Bosch is in talks with CVC Capital Partners to sell its packaging machinery business for €850 million, Reuters reported.
The process for the sale was started a year ago. CVC Capital Partners had competition from Italian engineering group Coesia, German industrial holding Koerber as well as private equity firms KKR and Bain. All the companies placed their final bids by a mid-June, where CVC Capital Partners emerged as the winner.
Bosch’s decision to sell its packaging business is based on the company’s portfolio overhaul which will see it emphasise on electric and autonomous car technologies.
The automobile industry and its suppliers are under pressure to accelerate investment in electric and autonomous vehicles, following a crackdown on diesel.
The sale could also be influenced by Bosch’s automotive parts business currently being under investigation in the US in connection with providing components that Volkswagen used in its alleged emissions cheating.
The business which makes machines for pharmaceuticals and food packaging has revenues of about €1.3 billion. It employs 6100 staffs in 15 countries, but is not part of the group’s core business.
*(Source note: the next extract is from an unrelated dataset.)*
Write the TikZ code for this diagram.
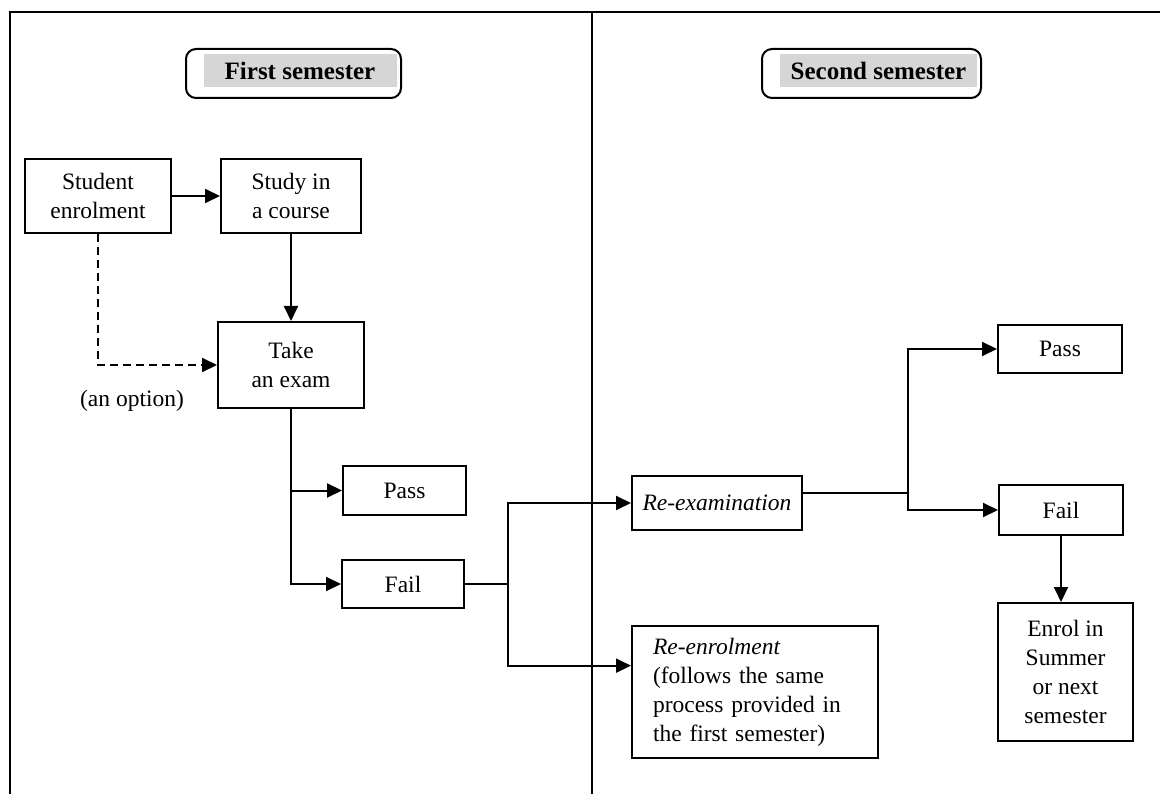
\documentclass[tikz,border=0pt]{standalone}
\usepackage{fontspec}
\setmainfont{Liberation Serif}
\usepackage{tikz}
\usetikzlibrary{arrows.meta, positioning}
\tikzset{
  stepbox/.style={rectangle, draw=black, line width=2pt, align=center,
    inner sep=0pt, font=\fontsize{23.5}{29}\selectfont},
  sembox/.style={rectangle, draw=black, line width=2pt, rounded corners=10pt,
    minimum height=49pt},
  semtitle/.style={rectangle, fill=black!16, inner sep=0pt, minimum height=33pt,
    font=\fontsize{25}{30}\selectfont\bfseries},
  note/.style={inner sep=0pt, font=\fontsize{23.5}{29}\selectfont},
  frameline/.style={line width=2.5pt},
  plainline/.style={line width=2pt},
  arrowline/.style={-{Triangle[length=15pt, width=14pt]}, line width=2pt},
  optionline/.style={arrowline, dash pattern=on 8pt off 5pt}
}

\begin{document}
\begin{tikzpicture}[x=1pt, y=-1pt]
  \useasboundingbox (0,0) rectangle (1160,794);
  % page frame and column rule
  \draw[frameline] (10,794) -- (10,12) -- (1160,12);
  \draw[frameline] (592,12) -- (592,794);

  % column headings
  \node[sembox, minimum width=215pt] (sem1box) at (293.5,73.5) {};
  \node[semtitle, minimum width=193pt] (sem1) at (300,70.5) {First semester};
  \node[sembox, minimum width=219pt] (sem2box) at (871.5,73.5) {};
  \node[semtitle, minimum width=197pt] (sem2) at (878.5,70.5) {Second semester};

  % first semester
  \node[stepbox, minimum width=146pt, minimum height=74pt] (enrol) at (98,196) {Student\\enrolment};
  \node[stepbox, minimum width=140pt, minimum height=74pt] (study) at (291,196) {Study in\\a course};
  \node[stepbox, minimum width=146pt, minimum height=86pt] (exam) at (291,365) {Take\\an exam};
  \node[note] (option) at (132,401) {(an option)};
  \node[stepbox, minimum width=123pt, minimum height=49pt] (pass1) at (404.5,490.5) {Pass};
  \node[stepbox, minimum width=122pt, minimum height=48pt] (fail1) at (403,584) {Fail};
  \coordinate (split1) at (508,584);

  % second semester
  \node[stepbox, minimum width=170pt, minimum height=54pt] (reexam) at (717,503) {\textit{Re-examination}};
  \node[stepbox, align=left, text width=204pt, inner xsep=21pt, minimum height=132pt] (reenrol) at (755,692)
    {\textit{Re-enrolment}\\(follows the same\\process provided in\\the first semester)};
  \coordinate (split2) at (908,493);
  \node[stepbox, minimum width=124pt, minimum height=48pt] (pass2) at (1060,349) {Pass};
  \node[stepbox, minimum width=124pt, minimum height=50pt] (fail2) at (1061,510) {Fail};
  \node[stepbox, minimum width=135pt, minimum height=138pt] (summer) at (1065.5,672) {Enrol in\\Summer\\or next\\semester};

  \draw[arrowline] (enrol) -- (study);
  \draw[optionline] (enrol.south) |- (exam.west);
  \draw[arrowline] (study) -- (exam);
  \draw[arrowline] (exam.south) |- (pass1.west);
  \draw[arrowline] (exam.south) |- (fail1.west);
  \draw[plainline] (fail1.east) -- (split1);
  \draw[arrowline] (split1) |- (reexam.west);
  \draw[arrowline] (split1) |- (reenrol.168);
  \draw[plainline] (reexam.east |- split2) -- (split2);
  \draw[arrowline] (split2) |- (pass2.west);
  \draw[arrowline] (split2) |- (fail2.west);
  \draw[arrowline] (fail2.south) -- (fail2.south |- summer.north);
\end{tikzpicture}
\end{document}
Last week, US-based Centerbridge Partners acquired European packaging company Solidus Solutions for €330 million. Earlier in March, packaging manufacturer Berry Global Group acquired UK rival RPC Group.
Last year, Bosch acquired Detroit-based carpooling startup Splitting Fares as part of its expansion in electric and autonomous vehicles industry.CVC Capital Partners raised a €16 billion fund in 2017. Besides acquiring Bosch’s packaging business, the firm acquired stakes in advisory firm Teneo Holdings and Premiership Rugby.